God in the Ring
(click image for more pictures)
The images above are photos from the latest holy war; the 137th crusade. No, your eyes are not fooling you; those men really are in a boxing ring, and yes, the one being pummeled does have the word "Islam" written on the back of his trunks. You see, God, whomever He may be, is a big fan of spectator blood sports, and His favorite form of organized combat is gloved cock-fighting, AKA boxing.
On April 7th 2001, boxing fans were treated to yet another holy war between the Galileans and the Mohamedeans: Prince Naseem Hamed of Yemen against Marco Antonio Barrera of Mexico. The last time a mighty Christian was pitted against a mighty Muslim was when Evander Holyfield fought Mike Tyson. In both cases, it was another great day for kufr and shirk, and another win for Jesus! And who could forget the first fight between Joe Frazier and Muhammad Ali at Madison Square Garden? Before the fight, Frazier prayed in his dressing room, saying "please Lord, help me to kill this man, because he is not righteous."
For those who don't know, the truth of religions are now tested in sporting events. This is why every great football player to win the Super Bowl will thank Jesus (though they never seem to blame Jesus for when they fumble). There is only one God (or at least that's what the world's four billion Monotheists claim), and he will only side with one team. In the ring, Muslims are pitted against Christians to see which deen is the truth. If the Galilean wins, then Jesus if Lord, and if the Muslim wins... well... TAKBIR!
In the case of the Barrera-Hamed fight, we had Prince Naseem, the greatest Muslim boxer of all time (no, Muhammad Ali does not count, as he was an NOI Mushrik for his entire career, and did not accept the Sunni deen until after he was retired). Hamed had devoured all other Nasara Tri-theists to step into the ring, and was the favorite to knock out Barrera.
Like Daniel in the Lions Den, Barrera knew he was screwed.
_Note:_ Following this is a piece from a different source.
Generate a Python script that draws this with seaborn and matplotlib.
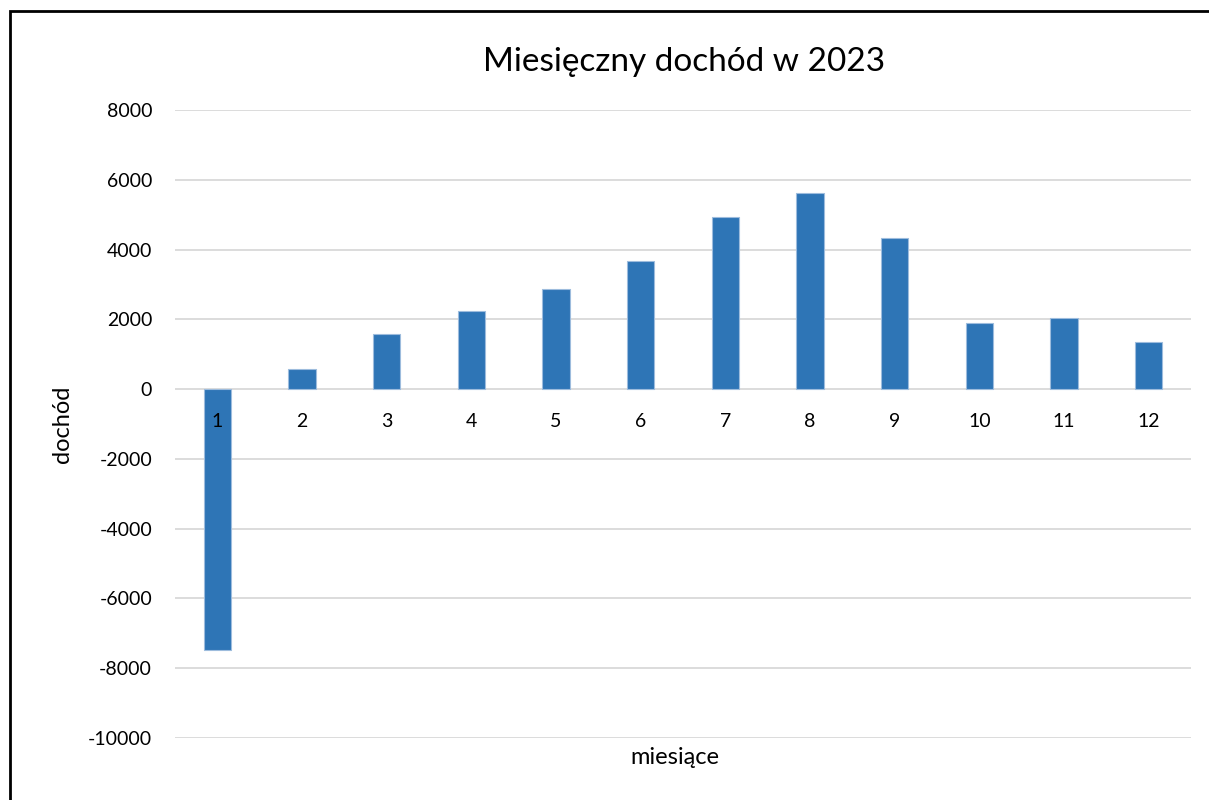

The Catholic Mushrik quietly made the sign of the cross, touching his head, groin and shoulders with his glove, while Hamed entered the ring to the sounds of the Five Percenter rap group, the Wu-Tang Clan.
The fight was a shock, as the polytheist infidel scored an upset over Hamed. Barrera pounded Hamed for 12 rounds before winning a decision. Funniest of all, Naseem had dedicated this fight to "all the Muslims of the world," and still lost. It reminded many within the global ikhwaan al-kaafireen of the aforementioned Holyfield-Tyson fight, where the Christian Holyfield defeated pseudo-Muslim Tyson, and used the win as a platform to plug his belief in the one true flesh god, saying "ma gawd is da only gawd" in the post-fight interviews.
Indeed, many Christians will tell you that the Sunday after Holyfield knocked out Tyson, the churches dedicated their entire sermon to the verse printed on the winner's trunks: "I can do all things through Christ which strengtheneth me." [Philippians 4:13]. Well, now Jesus has won again, and it's only a matter of time before the legions of Galilean pugilists march on the Yahoods. In fact, this is the best time in history for a crusade!
Though there is much praise that we're giving to the warriors for Jesus, I think Hamed deserves a little credit as well. At least "Naz" said that it was "written" by the will of Allah that he lose last night, so I guess that's as close as we'll get to an athlete blaming their deity for their losses as well as their gains. Unfortunately, the Monotheists aren't sure what to make of the fight:    
In the end, I suppose we'll just have to wait for the next boxing match before we can decide which god is the one true God. Maybe Hamed will have an easier time if he'd recite the shahaada before each match. Maybe all those previous Christians who lost to Hamed would've won had they only made a bigger sign of the cross. Then again, maybe all the Christians to lose were Protestants, while Barrera is Catholic. We here at the Freethought Mecca are still waiting for an Atheist champion, but then the boxing ring is a very lonely and scary place, thus many of the warriors who step through the ropes need a deeply spiritual outlook in order to get them through the rougher moments.